Saturday, April 4, 2020

Pineapple upside down banana cake

This is a just a twist on Zoe’s Banana Cake - one of our faves to bake!

Nads said: “I used pineapple pieces in juice not syrup and added about 1/2 cup of the pineapple juice in and a little less milk to account for that and I used grape seed oil as the oil. I sprinkled about 2 tables spoons off brown sugar at the bottom of a greased pan and a single layer of slightly spaced out but fairly close pineapple pieces.”

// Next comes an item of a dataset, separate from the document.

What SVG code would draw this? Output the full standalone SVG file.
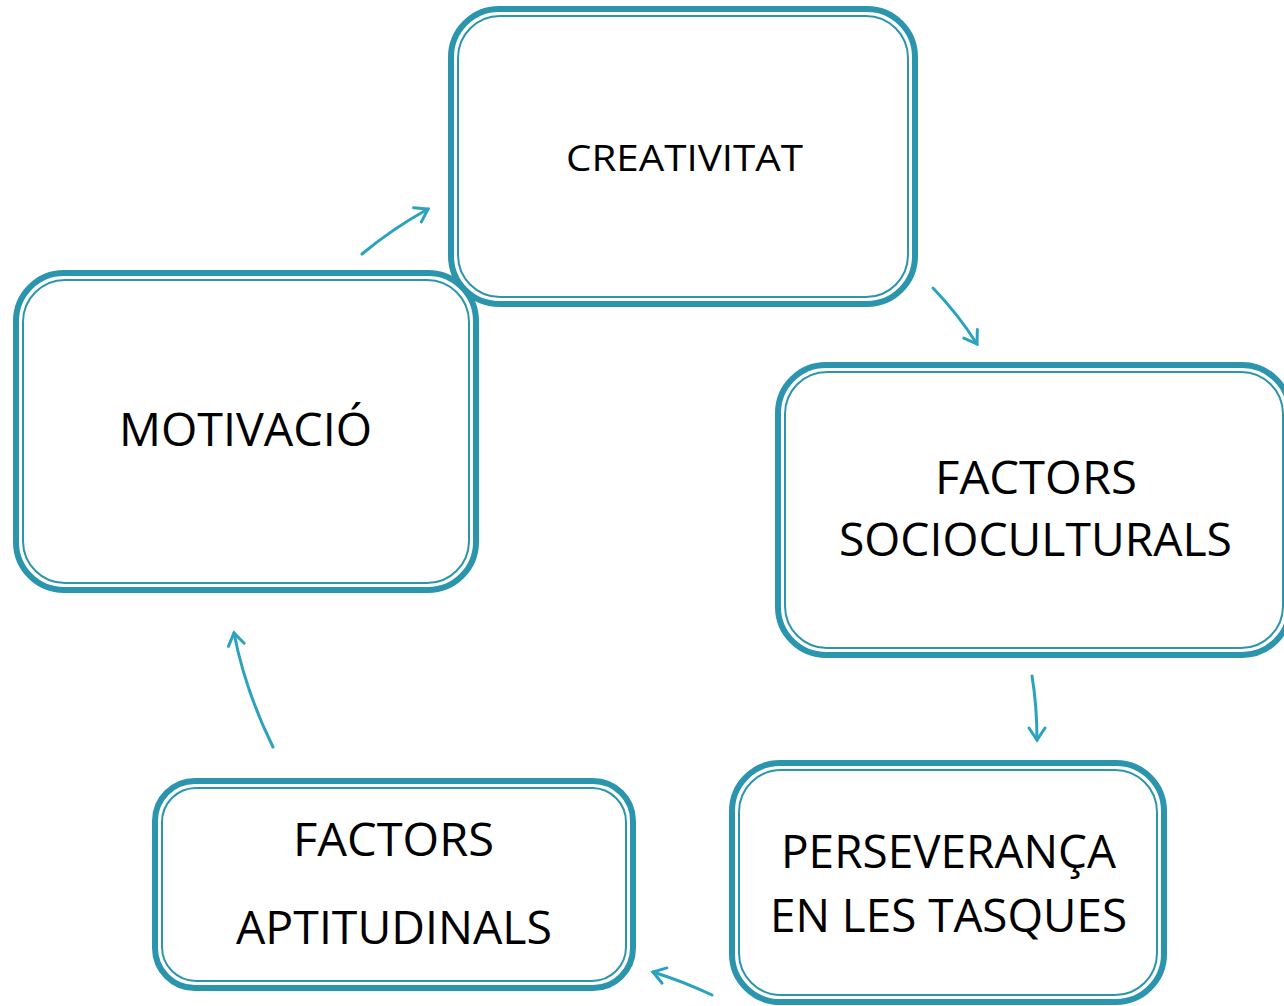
<svg xmlns="http://www.w3.org/2000/svg" width="1284" height="1006" viewBox="0 0 1284 1006">
<defs>
<style>
.outer{fill:#fff;stroke:#2b95ad;stroke-width:6}
.inner{fill:none;stroke:#2b95ad;stroke-width:2}
.lbl{font-family:"Open Sans","Noto Sans","DejaVu Sans",sans-serif;fill:#000;text-anchor:middle}
.con{fill:none;stroke:#2ba3bf;stroke-width:3;stroke-linecap:round}
</style>
<marker id="ah" markerUnits="userSpaceOnUse" markerWidth="24" markerHeight="24" refX="14" refY="9" orient="auto" viewBox="0 0 24 18">
<path d="M2,1 L14,9 L2,17" fill="none" stroke="#2ba3bf" stroke-width="3" stroke-linecap="round" stroke-linejoin="miter"/>
</marker>
</defs>
<rect width="1284" height="1006" fill="#fff"/>
<g id="creativitat">
<rect class="outer" x="451" y="9" width="464" height="295" rx="48"/>
<rect class="inner" x="458" y="16" width="450" height="281" rx="42"/>
<text class="lbl" x="684.5" y="171" font-size="37" textLength="237" lengthAdjust="spacingAndGlyphs">CREATIVITAT</text>
</g>
<g id="motivacio">
<rect class="outer" x="16" y="273" width="460" height="317" rx="48"/>
<rect class="inner" x="23" y="280" width="446" height="303" rx="42"/>
<text class="lbl" x="245.5" y="446" font-size="46" textLength="253" lengthAdjust="spacingAndGlyphs">MOTIVACIÓ</text>
</g>
<g id="socioculturals">
<rect class="outer" x="778" y="365" width="512" height="290" rx="48"/>
<rect class="inner" x="785" y="372" width="498" height="276" rx="42"/>
<text class="lbl" x="1036" y="494" font-size="46" textLength="202" lengthAdjust="spacingAndGlyphs">FACTORS</text>
<text class="lbl" x="1035.5" y="556" font-size="46" textLength="393" lengthAdjust="spacingAndGlyphs">SOCIOCULTURALS</text>
</g>
<g id="perseveranca">
<rect class="outer" x="732" y="763" width="432" height="239" rx="48"/>
<rect class="inner" x="739" y="770" width="418" height="225" rx="42"/>
<text class="lbl" x="948.5" y="868" font-size="46" textLength="335" lengthAdjust="spacingAndGlyphs">PERSEVERANÇA</text>
<text class="lbl" x="948.5" y="932" font-size="46" textLength="357" lengthAdjust="spacingAndGlyphs">EN LES TASQUES</text>
</g>
<g id="aptitudinals">
<rect class="outer" x="155" y="781" width="478" height="207" rx="40"/>
<rect class="inner" x="162" y="788" width="464" height="193" rx="34"/>
<text class="lbl" x="393.5" y="856" font-size="46" textLength="201" lengthAdjust="spacingAndGlyphs">FACTORS</text>
<text class="lbl" x="394" y="944" font-size="46" textLength="316" lengthAdjust="spacingAndGlyphs">APTITUDINALS</text>
</g>
<g id="connectors">
<path class="con" d="M362,254 Q392,229 428,209" marker-end="url(#ah)"/>
<path class="con" d="M933,288 Q958,314 977,344" marker-end="url(#ah)"/>
<path class="con" d="M1032,676 Q1037,706 1037,740" marker-end="url(#ah)"/>
<path class="con" d="M712,995 Q682,981 653,972" marker-end="url(#ah)"/>
<path class="con" d="M273,747 Q245,690 234,633" marker-end="url(#ah)"/>
</g>
</svg>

So the amended recipe ends up being:

Ingredients
3 ripe bananas , mashed
1 cup sugar
2 cups plain flour
4tsp baking powder
1tsp cinnamon 
1/2 cup water or vegan milk
1/2 cup tinned pineapple juice
1/2 - 1 cup tinned pineapple pieces
1/4 cup grapeseed or other vege oil
1tsp Apple cider vinegar 

Method
Preheat oven to 180 degrees Celsius 
Mash bananas
Combine all dry ingredients in a large bowl
Combine all wet ingredients in another bowl (except bananas)
Make a well in the dry ingredients, pour in wet ingredients and combine
Fold through the bananas
- sprinkle brown sugar on the bottom of the greased cake tin and add a layer of slightly spaced out but close together pineapple pieces - adjust amount according to cake tin. We used a round ring cake tin and find this cake (both the original banana and the pineapple upside down adaptation) bakes better in it. Then add cake mixture on top.
Bake for 45 minutes or until golden. Serve upside down!